Technology has been the star performer as geopolitical tensions eased and the market’s focus returned to AI.

The rebound has taken our Tech Sentiment Matters Aggregate back close to the highs seen at the peak of the last Tech rally. That does not mean the rally has to end. Strong trends can stay strong for longer than sentiment alone suggests.

But vulnerabilities are building again.

Have investors moved too quickly back into the comfort trade: secular growth, AI leadership and earnings resilience?

As always, this is not a call to “buy” or “sell” Tech. It is a sentiment note.

And sentiment analysis is best used to do two things:

  1. Identify when optimism becomes sufficiently stretched that vulnerability shifts to the downside.
  2. Stress-test the prevailing narrative — where is consensus most confident, and what would force a rethink?

Before we go further, let’s remember 2022 and 2025.


Sentiment doesn’t stay extreme forever

Tech is not immune to resets. It can go from “can’t lose” to “needs to prove itself” remarkably quickly.

In 2022, coming out of the pandemic and its best run since the Tech bubble, Tech suffered one of its worst years on record. What mattered was not just valuations or rising yields. The bigger shift was that relative earnings expectations rolled over, and the market stopped paying for long-duration optimism.

Then ChatGPT arrived, the AI capex cycle ignited, and the narrative flipped again — fast.

The last six months offer another example of how extreme investor bullishness can weigh on equity returns.

After taking a hit during the Liberation Day sell-off in April 2025, Tech roared back. Performance recovered strongly, and sentiment rose from the 38th percentile to within a whisker of a new all-time high by late October.

From that point onward, Tech started to underperform the market, despite earnings continuing to be revised higher. It was a reminder that nothing moves in a straight line forever. Even in a secular trend of Tech outperformance, there can be painful and prolonged setbacks.

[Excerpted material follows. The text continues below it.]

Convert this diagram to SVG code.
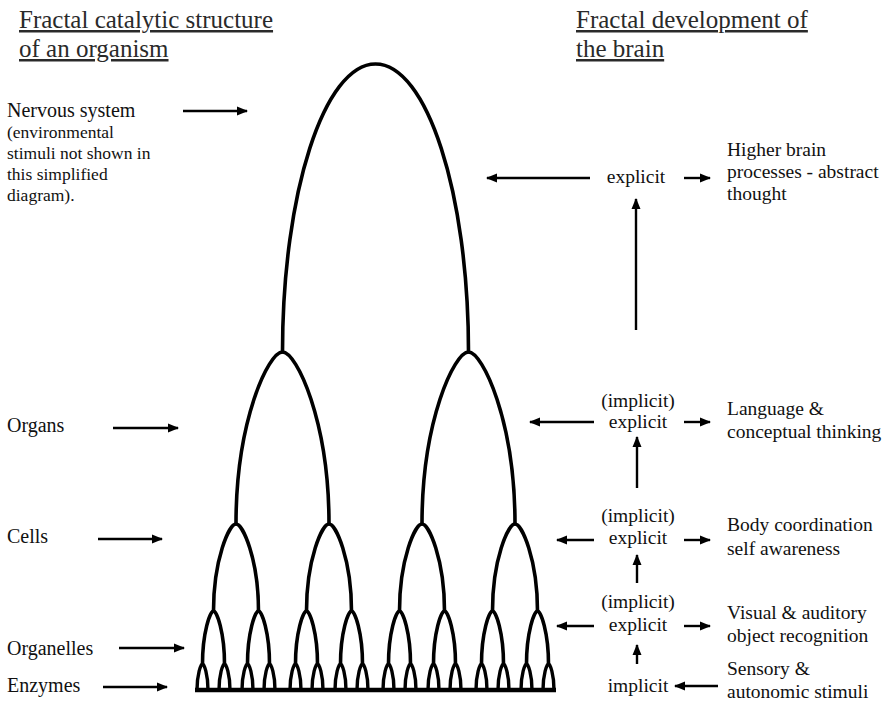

Sentiment & positioning: back at the all-time high

We always start with the data.

Our Sentiment Matters Aggregate for Technology has risen sharply from its Iran war lows.

At the end of March, the average indicator in our heatmap sat at the 66th percentile — slightly into bullish territory. By this week it had climbed to roughly the 72nd percentile, taking the SMA within a whisker of its all-time high, at the 99th percentile.